Au cours de ma carrière, j’ai pu voir la vitesse de cette révolution et la nécessité pour les entreprises de comprendre l’impact futur pour s’y adapter. J’ai organisé des conférences avec des philosophes comme Michel Serres, Bernard Stiegler et des scientifiques tels que Hubert Reeves.

Michel Serres avait compris que le smartphone allait tout changer dans nos relations interpersonnelles, dans notre psychologie, en sociologie. Il parlait d’une « révolution anthropologique », confiant en la capacité du genre humain à passer à une nouvelle étape cognitive.

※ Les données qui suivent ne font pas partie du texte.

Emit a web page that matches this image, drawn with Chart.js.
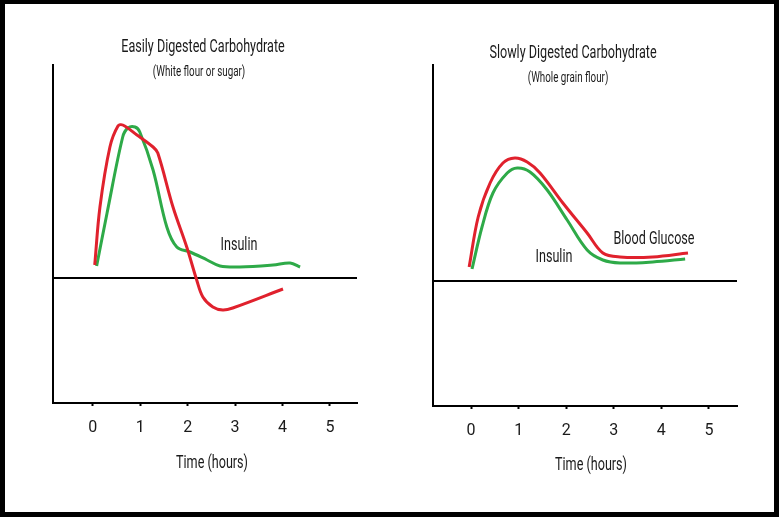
<!DOCTYPE html>
<html lang="en">
<head>
  <meta charset="UTF-8">
  <title>Carbohydrate digestion</title>
  <script src="https://cdn.jsdelivr.net/npm/chart.js"></script>
  <style>
    body {
      margin: 0;
      width: 779px;
      height: 517px;
      background: #000;
      position: relative;
      overflow: hidden;
      font-family: Roboto, 'DejaVu Sans', sans-serif;
      color: #1a1a1a;
    }

    .paper {
      position: absolute;
      left: 5px;
      top: 4px;
      width: 769px;
      height: 508px;
      background: #fff;
    }

    canvas {
      position: absolute;
      top: 0;
    }

    /* narrow, tall lettering like the original */
    .txt {
      position: absolute;
      transform: translate(-50%, -50%) scaleX(0.7);
      white-space: nowrap;
      line-height: 1;
    }

    .title { font-size: 18px; }
    .sub { font-size: 14px; }
    .note { font-size: 18px; }
  </style>
</head>
<body>
  <div class="paper"></div>

  <canvas id="fastChart" width="390" height="517" style="left:0"></canvas>
  <canvas id="slowChart" width="389" height="517" style="left:390px"></canvas>

  <div class="txt title" style="left:203px; top:46px">Easily Digested Carbohydrate</div>
  <div class="txt sub" style="left:199px; top:71px">(White flour or sugar)</div>
  <div class="txt note" style="left:239px; top:244px">Insulin</div>
  <div class="txt note" style="left:212px; top:462px">Time (hours)</div>

  <div class="txt title" style="left:573px; top:52px">Slowly Digested Carbohydrate</div>
  <div class="txt sub" style="left:568px; top:77px">(Whole grain flour)</div>
  <div class="txt note" style="left:554px; top:256px">Insulin</div>
  <div class="txt note" style="left:654px; top:238px">Blood Glucose</div>
  <div class="txt note" style="left:591px; top:464px">Time (hours)</div>

  <script>
    // x tick labels (hours)
    const hourTicks = [0, 1, 2, 3, 4, 5];

    // easily digested: blood glucose (red) and insulin (green)
    const fastGlucoseHours = [0.04, 0.15, 0.36, 0.53, 0.63, 0.93, 1.27, 1.37, 1.69, 1.98, 2.19, 2.32, 2.53, 2.74, 2.95, 4.01];
    const fastGlucose      = [13, 71, 131, 152, 153, 143, 131, 125, 71, 31, -2, -19, -29, -32, -30, -11];
    const fastInsulinHours = [0.08, 0.30, 0.63, 0.74, 0.89, 0.99, 1.27, 1.56, 1.77, 2.05, 2.41, 2.68, 3.10, 3.80, 4.16, 4.37];
    const fastInsulin      = [12, 65, 141, 150, 151, 146, 108, 51, 31, 26, 18, 12, 11, 13, 15, 11];

    // slowly digested
    const slowGlucoseHours = [-0.04, 0.15, 0.40, 0.67, 0.92, 1.18, 1.45, 1.93, 2.44, 2.77, 3.13, 3.82, 4.56];
    const slowGlucose      = [14, 64, 98, 118, 123, 119, 108, 78, 48, 28, 24, 24, 28];
    const slowInsulinHours = [0.02, 0.23, 0.46, 0.76, 0.97, 1.24, 1.60, 2.02, 2.44, 2.77, 3.13, 3.82, 4.50];
    const slowInsulin      = [12, 54, 88, 108, 113, 109, 91, 61, 31, 21, 18, 19, 22];

    const RED = '#e0212d';
    const GREEN = '#2eaa48';

    function toPoints(xs, ys) {
      return xs.map((x, i) => ({ x: x, y: ys[i] }));
    }

    function makeChart(id, glucose, insulin, range, pad) {
      return new Chart(document.getElementById(id), {
        type: 'line',
        data: {
          datasets: [
            { data: glucose, borderColor: RED, borderWidth: 3, pointRadius: 0, tension: 0.35 },
            { data: insulin, borderColor: GREEN, borderWidth: 3, pointRadius: 0, tension: 0.35 }
          ]
        },
        options: {
          responsive: false,
          devicePixelRatio: 1,
          animation: false,
          layout: { padding: pad },
          plugins: { legend: { display: false }, tooltip: { enabled: false } },
          scales: {
            x: {
              type: 'linear',
              min: range.xMin,
              max: range.xMax,
              afterBuildTicks: s => { s.ticks = hourTicks.map(v => ({ value: v })); },
              afterFit: s => { s.height = 73; },
              grid: { drawOnChartArea: false, tickLength: 3, tickColor: '#000', tickWidth: 2 },
              border: { color: '#000', width: 2 },
              ticks: { color: '#1a1a1a', padding: 12, font: { family: 'Roboto', size: 16 } }
            },
            y: {
              min: range.yMin,
              max: range.yMax,
              afterBuildTicks: s => { s.ticks = [{ value: 0 }]; },
              afterFit: s => { s.width = 0; },
              ticks: { display: false },
              grid: { color: '#000', lineWidth: 2, drawTicks: false },
              border: { color: '#000', width: 2 }
            }
          }
        }
      });
    }

    makeChart('fastChart',
      toPoints(fastGlucoseHours, fastGlucose),
      toPoints(fastInsulinHours, fastInsulin),
      { xMin: -0.84, xMax: 5.57, yMin: -125, yMax: 213 },
      { left: 53, right: 33, top: 65, bottom: 41 });

    makeChart('slowChart',
      toPoints(slowGlucoseHours, slowGlucose),
      toPoints(slowInsulinHours, slowInsulin),
      { xMin: -0.80, xMax: 5.59, yMin: -125, yMax: 216 },
      { left: 43, right: 42, top: 65, bottom: 38 });
  </script>
</body>
</html>
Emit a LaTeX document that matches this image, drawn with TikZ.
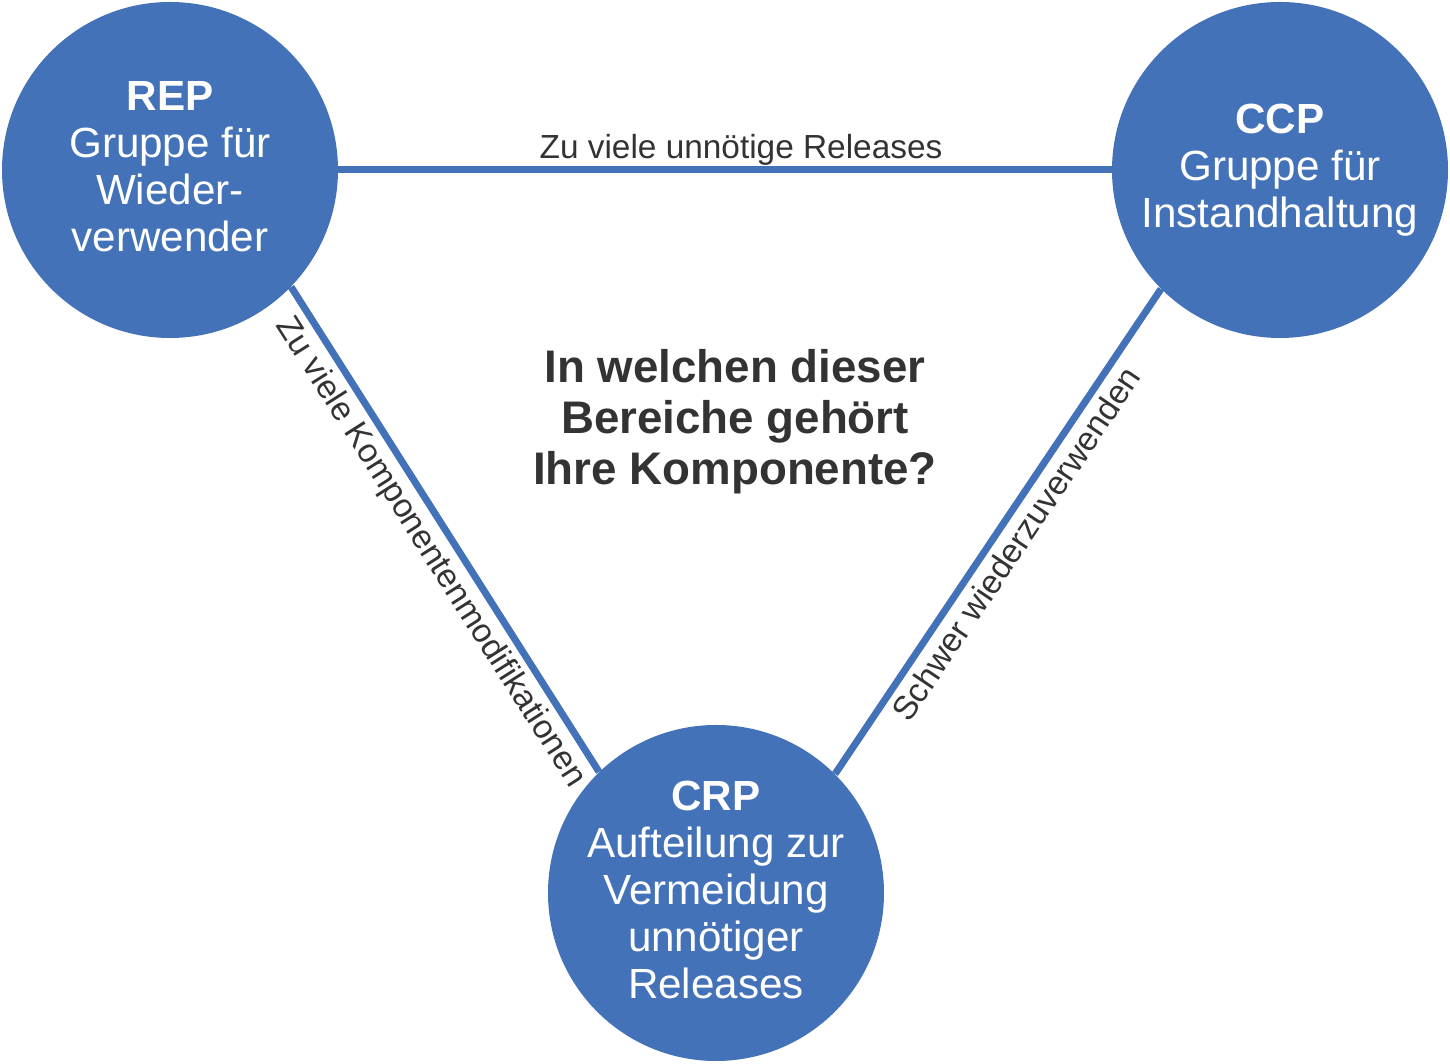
\documentclass[tikz,border=0pt]{standalone}
\usepackage{fontspec}
\setmainfont{Liberation Sans}
\definecolor{prinzblau}{RGB}{68,114,184}
\definecolor{fragegrau}{RGB}{51,51,51}

\begin{document}
\begin{tikzpicture}[
    prinzip/.style={circle, fill=prinzblau, draw=none, minimum size=6.72cm, inner sep=0pt},
    prinztext/.style={text=white, align=center, font=\fontsize{24}{26.7}\selectfont},
    kante/.style={draw=prinzblau, line width=4pt},
    kantentext/.style={font=\fontsize{19}{22}\selectfont, text=fragegrau}]
    \useasboundingbox (0,0) rectangle (29,21.28);
    % die drei Prinzipien
    \node[prinzip] (rep) at (3.4,17.88) {};
    \node[prinzip] (ccp) at (25.6,17.88) {};
    \node[prinzip] (crp) at (14.32,3.42) {};
    % Spannungsfeld zwischen den Prinzipien
    \draw[kante] (rep.east) -- node[above, kantentext, xshift=0.32cm, yshift=-0.1cm] {Zu viele unnötige Releases} (ccp.west);
    \draw[kante] (rep.-44) -- node[sloped, below, kantentext, pos=0.52] {Zu viele Komponentenmodifikationen} (crp.134);
    \draw[kante] (crp.45) -- node[sloped, below, kantentext] {Schwer wiederzuverwenden} (ccp.225);
    \node[prinztext] (reptext) at ([yshift=0.06cm]rep) {\textbf{REP}\\Gruppe für\\Wieder-\\verwender};
    \node[prinztext] (ccptext) at (ccp) {\textbf{CCP}\\Gruppe für\\Instandhaltung};
    \node[prinztext] (crptext) at ([yshift=0.06cm]crp) {\textbf{CRP}\\Aufteilung zur\\Vermeidung\\unnötiger\\Releases};
    \node[align=center, text=fragegrau, font=\bfseries\fontsize{26}{29}\selectfont] (frage) at (14.7,12.84)
        {In welchen dieser\\Bereiche gehört\\Ihre Komponente?};
\end{tikzpicture}
\end{document}
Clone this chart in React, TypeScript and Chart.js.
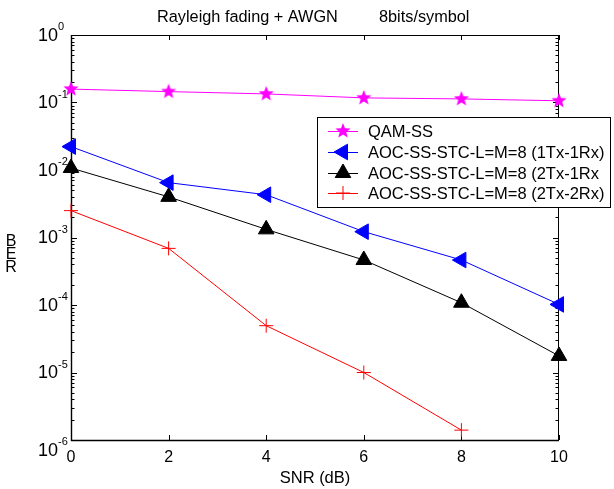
import React, { useEffect, useRef } from 'react';
import { Chart, registerables } from 'chart.js';
import { drawPoint } from 'chart.js/helpers';

Chart.register(...registerables);

const snr = [0, 2, 4, 6, 8, 10];
const qamSS = [0.158, 0.145, 0.134, 0.117, 0.113, 0.106];
const aoc1Tx1Rx = [0.0222, 0.0065, 0.0043, 0.00122, 0.000464, 0.000102];
const aoc2Tx1Rx = [0.0107, 0.004, 0.00132, 0.000464, 0.000108, 0.0000176];
const aoc2Tx2Rx = [0.0025, 0.00069, 0.0000494, 0.00001, 0.0000014];
const xTicks = [0, 2, 4, 6, 8, 10];
const yTickExps = [0, -1, -2, -3, -4, -5, -6];
const seriesLabels = [
  'QAM-SS',
  'AOC-SS-STC-L=M=8 (1Tx-1Rx)',
  'AOC-SS-STC-L=M=8 (2Tx-1Rx',
  'AOC-SS-STC-L=M=8 (2Tx-2Rx)',
];
const titleLeft = 'Rayleigh fading + AWGN';
const titleRight = '8bits/symbol';
const xTitle = 'SNR (dB)';
const yTitle = 'BER';

const FONT = '"Liberation Sans", Arial, Helvetica, sans-serif';

function makeStar(color: string, outer: number, inner: number) {
  const size = Math.ceil(outer * 2 + 2);
  const c = document.createElement('canvas');
  c.width = size;
  c.height = size;
  const ctx = c.getContext('2d')!;
  ctx.beginPath();
  for (let i = 0; i < 10; i++) {
    const r = i % 2 === 0 ? outer : inner;
    const a = -Math.PI / 2 + (i * Math.PI) / 5;
    ctx.lineTo(size / 2 + r * Math.cos(a), size / 2 + r * Math.sin(a));
  }
  ctx.closePath();
  ctx.fillStyle = color;
  ctx.fill();
  return c;
}

export default function App() {
  const ref = useRef<HTMLCanvasElement | null>(null);

  useEffect(() => {
    document.body.style.margin = '0';
    const star = makeStar('#ff00ff', 8, 3.4);
    const pts = (ys: number[]) => ys.map((y, i) => ({ x: snr[i], y }));

    const styles = [
      { color: '#ff00ff', pointStyle: star as any, radius: 8, rotation: 0 },
      { color: '#0000ff', pointStyle: 'triangle', radius: 9, rotation: 270 },
      { color: '#000000', pointStyle: 'triangle', radius: 9, rotation: 0 },
      { color: '#ff0000', pointStyle: 'cross', radius: 7, rotation: 0 },
    ];
    const allData = [qamSS, aoc1Tx1Rx, aoc2Tx1Rx, aoc2Tx2Rx];

    const decorBack = {
      id: 'decorBack',
      beforeDatasetsDraw(chart: any) {
        const { ctx, chartArea: a, scales } = chart;
        const xs = scales.x, ys = scales.y;
        ctx.save();
        ctx.strokeStyle = '#000';
        ctx.lineWidth = 1;
        ctx.strokeRect(a.left + 0.5, a.top + 0.5, a.right - a.left - 1, a.bottom - a.top);
        ctx.lineWidth = 1.4;
        ctx.beginPath();
        ctx.moveTo(a.left + 0.5, a.top);
        ctx.lineTo(a.left + 0.5, a.bottom + 0.5);
        ctx.lineTo(a.right, a.bottom + 0.5);
        ctx.stroke();
        ctx.lineWidth = 1;
        ctx.beginPath();
        for (const t of xTicks) {
          const px = Math.round(xs.getPixelForValue(t)) + 0.5;
          ctx.moveTo(px, a.bottom);
          ctx.lineTo(px, a.bottom - 5);
          ctx.moveTo(px, a.top);
          ctx.lineTo(px, a.top + 5);
        }
        for (const e of yTickExps) {
          for (let m = 1; m <= 9; m++) {
            const v = m * Math.pow(10, e);
            if (v > 1.0000001) continue;
            const py = Math.round(ys.getPixelForValue(v)) + 0.5;
            const len = m === 1 ? 6 : 3.5;
            ctx.moveTo(a.left, py);
            ctx.lineTo(a.left + len, py);
            ctx.moveTo(a.right, py);
            ctx.lineTo(a.right - len, py);
          }
        }
        ctx.stroke();

        ctx.fillStyle = '#000';
        ctx.font = `16px ${FONT}`;
        ctx.textAlign = 'center';
        ctx.textBaseline = 'middle';
        for (const t of xTicks) {
          ctx.fillText(String(t), xs.getPixelForValue(t), a.bottom + 18);
        }
        const minExp = Math.min(...yTickExps);
        for (const e of yTickExps) {
          let py = ys.getPixelForValue(Math.pow(10, e));
          if (e === minExp) py += 10;
          ctx.font = `18px ${FONT}`;
          ctx.textAlign = 'right';
          ctx.textBaseline = 'middle';
          ctx.fillText('10', a.left - 13, py + 1);
          ctx.font = `11px ${FONT}`;
          ctx.textAlign = 'left';
          ctx.fillText(String(e), a.left - 13, py - 8);
        }
        ctx.font = `16.5px ${FONT}`;
        ctx.textAlign = 'center';
        ctx.textBaseline = 'middle';
        ctx.fillText(xTitle, (a.left + a.right) / 2, a.bottom + 38);
        // title in two parts
        ctx.font = `16.3px ${FONT}`;
        ctx.textAlign = 'left';
        ctx.fillText(titleLeft, 157, 18);
        ctx.fillText(titleRight, 379, 18);
        // y title (stacked letters)
        ctx.font = `16px ${FONT}`;
        ctx.textAlign = 'center';
        yTitle.split('').forEach((ch, i) => {
          ctx.fillText(ch, 11, 242 + i * 13);
        });
        ctx.restore();
      },
    };

    const legendPlugin = {
      id: 'legendBox',
      afterDraw(chart: any) {
        const { ctx } = chart;
        ctx.save();
        const bx = 317, by = 117, bw = 293, bh = 90;
        ctx.fillStyle = '#fff';
        ctx.fillRect(bx, by, bw, bh);
        ctx.strokeStyle = '#000';
        ctx.lineWidth = 1;
        ctx.strokeRect(bx + 0.5, by + 0.5, bw, bh);
        const rows = [131, 152, 173, 193];
        seriesLabels.forEach((lab, i) => {
          const s = styles[i];
          const y = rows[i];
          ctx.strokeStyle = s.color;
          ctx.lineWidth = 1;
          ctx.beginPath();
          ctx.moveTo(328, y + 0.5);
          ctx.lineTo(358, y + 0.5);
          ctx.stroke();
          ctx.fillStyle = s.color;
          drawPoint(ctx, {
            pointStyle: s.pointStyle,
            radius: s.radius,
            rotation: s.rotation,
            borderWidth: 1,
          } as any, 343, y);
          ctx.fillStyle = '#000';
          ctx.font = `16.5px ${FONT}`;
          ctx.textAlign = 'left';
          ctx.textBaseline = 'middle';
          ctx.fillText(lab, 368, y + 1);
        });
        ctx.restore();
      },
    };

    const chart = new Chart(ref.current!, {
      type: 'line',
      data: {
        datasets: allData.map((d, i) => ({
          label: seriesLabels[i],
          data: pts(d),
          borderColor: styles[i].color,
          backgroundColor: styles[i].color,
          borderWidth: 1,
          pointStyle: styles[i].pointStyle,
          pointRadius: styles[i].radius,
          pointRotation: styles[i].rotation,
          pointBorderWidth: 1,
          pointBorderColor: styles[i].color,
          pointBackgroundColor: styles[i].color,
          tension: 0,
          clip: false as any,
        })),
      },
      options: {
        animation: false,
        responsive: false,
        layout: { padding: { left: 0, right: 55, top: 35, bottom: 0 } },
        plugins: {
          legend: { display: false },
          title: { display: false },
          tooltip: { enabled: false },
        },
        scales: {
          x: {
            type: 'linear',
            min: 0,
            max: 10,
            grid: { display: false },
            border: { display: false },
            ticks: { display: false },
            afterFit: (s: any) => { s.height = 49; },
          },
          y: {
            type: 'logarithmic',
            min: 1e-6,
            max: 1,
            grid: { display: false },
            border: { display: false },
            ticks: { display: false },
            afterFit: (s: any) => { s.width = 71; },
          },
        },
      },
      plugins: [decorBack, legendPlugin],
    });
    return () => chart.destroy();
  }, []);

  return (
    <div style={{ position: 'fixed', left: 0, top: 0, width: 614, height: 489, background: '#fff' }}>
      <canvas ref={ref} width={614} height={489} style={{ width: 614, height: 489, display: 'block' }} />
    </div>
  );
}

Bernard Stiegler mettait en avant une autre vision. Bien des révolutions ont eu lieu, mais elles intervenaient sur des temps très longs permettant au cerveau de s’adapter, contrairement à aujourd’hui. Selon moi, la disparition de certaines compétences est logique, cependant, je reste inquiète. Nous menons des actions sur le terrain au sein du Conseil National du Numérique (CNNum), et avons constaté un grand désarroi. Il ne s’agit pas d’un simple gap générationnel, mais plutôt d’un fossé socio-économique.

L’accélération technologique contribue à une forme de clivage entre ceux qui maîtrisent et deviennent plus efficaces, et ceux qui subissent l’effet inverse.

La démocratisation numérique contribuerait-elle à la radicalisation ?

Des outils d’une telle facilité, praticité, si intuitifs, sont aujourd’hui dans les mains de plus de 5 milliards de personnes. Au sein du CNNum, nous sommes d’avis que l’on ne lutte pas en interdisant, d’autant que cette démocratisation technologique peut être un facteur d’émancipation.

Pour ne pas devenir esclave d’un simple outil, il faut nous mettre en capacité d’agir avec et sur la technologie dès le plus jeune âge.

Nous sommes dans une économie de l’attention, les géants numériques cherchent à capter cette attention pour se nourrir de nos données, réduisant parfois l’être humain à une série d’instincts, en recherche de plaisirs immédiats. Cette économie rapporte à un très petit nombre.

Pour la première fois, des entreprises planétaires ont réussi à capter des milliards d’utilisateurs dans un seul réseau. Nos politiques n’ont pas forcément saisi où s’était produit ce point de rupture qui explique très largement la fracture entre l’élite et le peuple.